What lines of the data hold the string "this"? Pull each one out.

◆ Provided records ◆
>>>

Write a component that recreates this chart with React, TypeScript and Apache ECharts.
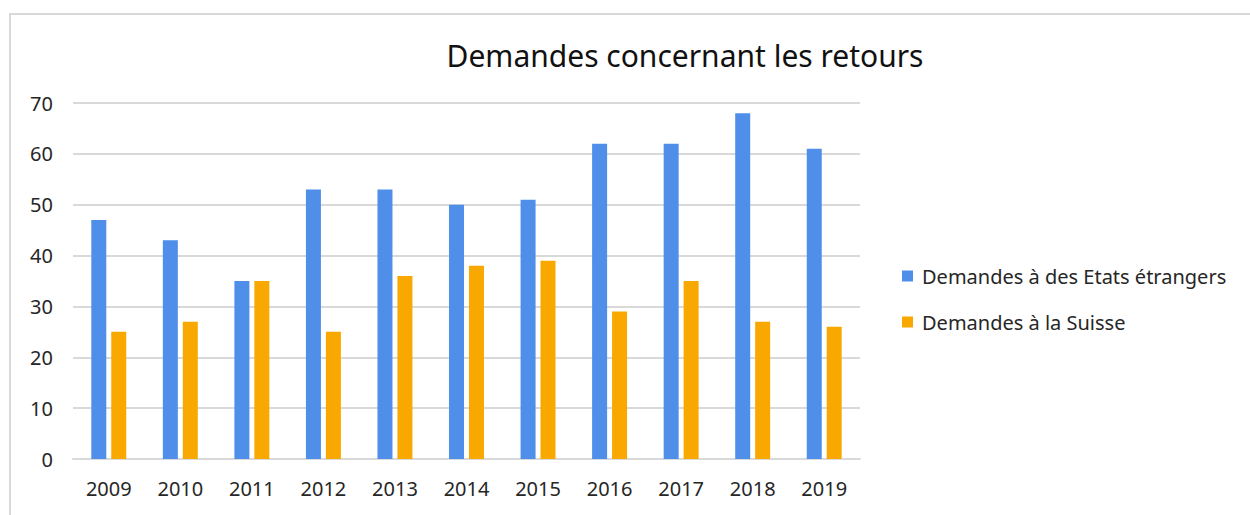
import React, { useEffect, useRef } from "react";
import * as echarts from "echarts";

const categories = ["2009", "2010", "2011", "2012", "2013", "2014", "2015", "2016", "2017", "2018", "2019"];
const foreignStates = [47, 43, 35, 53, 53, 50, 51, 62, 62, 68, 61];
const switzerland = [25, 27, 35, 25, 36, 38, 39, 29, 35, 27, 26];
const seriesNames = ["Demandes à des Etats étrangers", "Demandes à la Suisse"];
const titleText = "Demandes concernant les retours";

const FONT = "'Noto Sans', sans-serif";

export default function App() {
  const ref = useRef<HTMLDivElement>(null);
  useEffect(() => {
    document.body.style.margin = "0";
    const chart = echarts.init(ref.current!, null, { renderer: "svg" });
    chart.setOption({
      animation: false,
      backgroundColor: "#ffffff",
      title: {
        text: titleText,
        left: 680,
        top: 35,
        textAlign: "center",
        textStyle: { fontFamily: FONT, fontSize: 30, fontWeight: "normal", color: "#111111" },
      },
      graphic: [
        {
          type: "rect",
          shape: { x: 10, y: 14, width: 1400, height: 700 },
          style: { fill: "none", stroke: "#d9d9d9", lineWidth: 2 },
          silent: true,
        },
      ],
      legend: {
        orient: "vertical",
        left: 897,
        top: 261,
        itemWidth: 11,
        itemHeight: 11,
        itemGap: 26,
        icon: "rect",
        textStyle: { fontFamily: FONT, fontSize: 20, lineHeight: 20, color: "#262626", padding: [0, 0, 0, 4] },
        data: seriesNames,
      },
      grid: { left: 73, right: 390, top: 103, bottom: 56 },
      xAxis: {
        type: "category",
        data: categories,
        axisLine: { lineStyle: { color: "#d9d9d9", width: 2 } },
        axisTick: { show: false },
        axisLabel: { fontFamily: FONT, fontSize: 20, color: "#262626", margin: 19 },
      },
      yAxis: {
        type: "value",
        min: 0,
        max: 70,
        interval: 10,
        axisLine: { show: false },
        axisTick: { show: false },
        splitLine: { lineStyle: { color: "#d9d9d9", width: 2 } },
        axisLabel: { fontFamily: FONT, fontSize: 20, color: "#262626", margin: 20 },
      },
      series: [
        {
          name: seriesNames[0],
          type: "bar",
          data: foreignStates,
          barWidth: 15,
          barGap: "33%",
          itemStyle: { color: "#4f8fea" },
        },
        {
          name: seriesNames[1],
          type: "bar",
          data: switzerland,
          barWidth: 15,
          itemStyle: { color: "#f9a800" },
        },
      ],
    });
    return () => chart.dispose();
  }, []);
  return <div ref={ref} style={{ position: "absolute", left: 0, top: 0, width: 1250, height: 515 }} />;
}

<<<
>>>

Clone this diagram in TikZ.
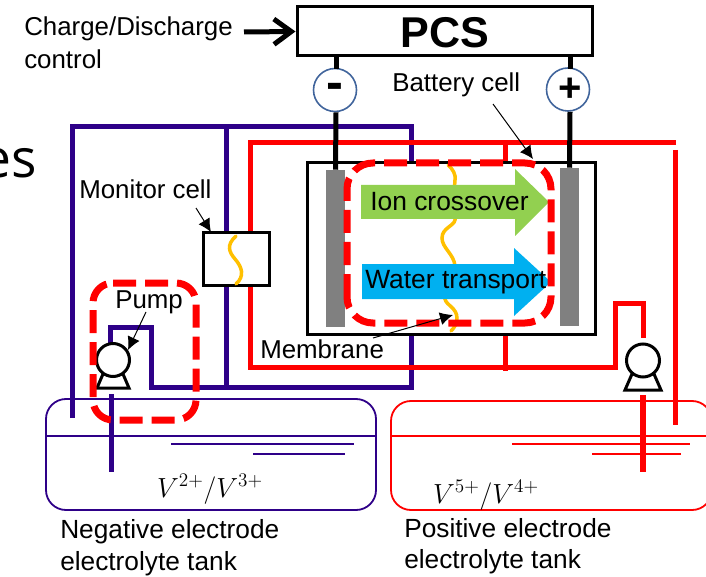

<<<

◆ Complete output ◆
Write a component that recreates this chart with React, TypeScript and Apache ECharts.
Clone this diagram in TikZ.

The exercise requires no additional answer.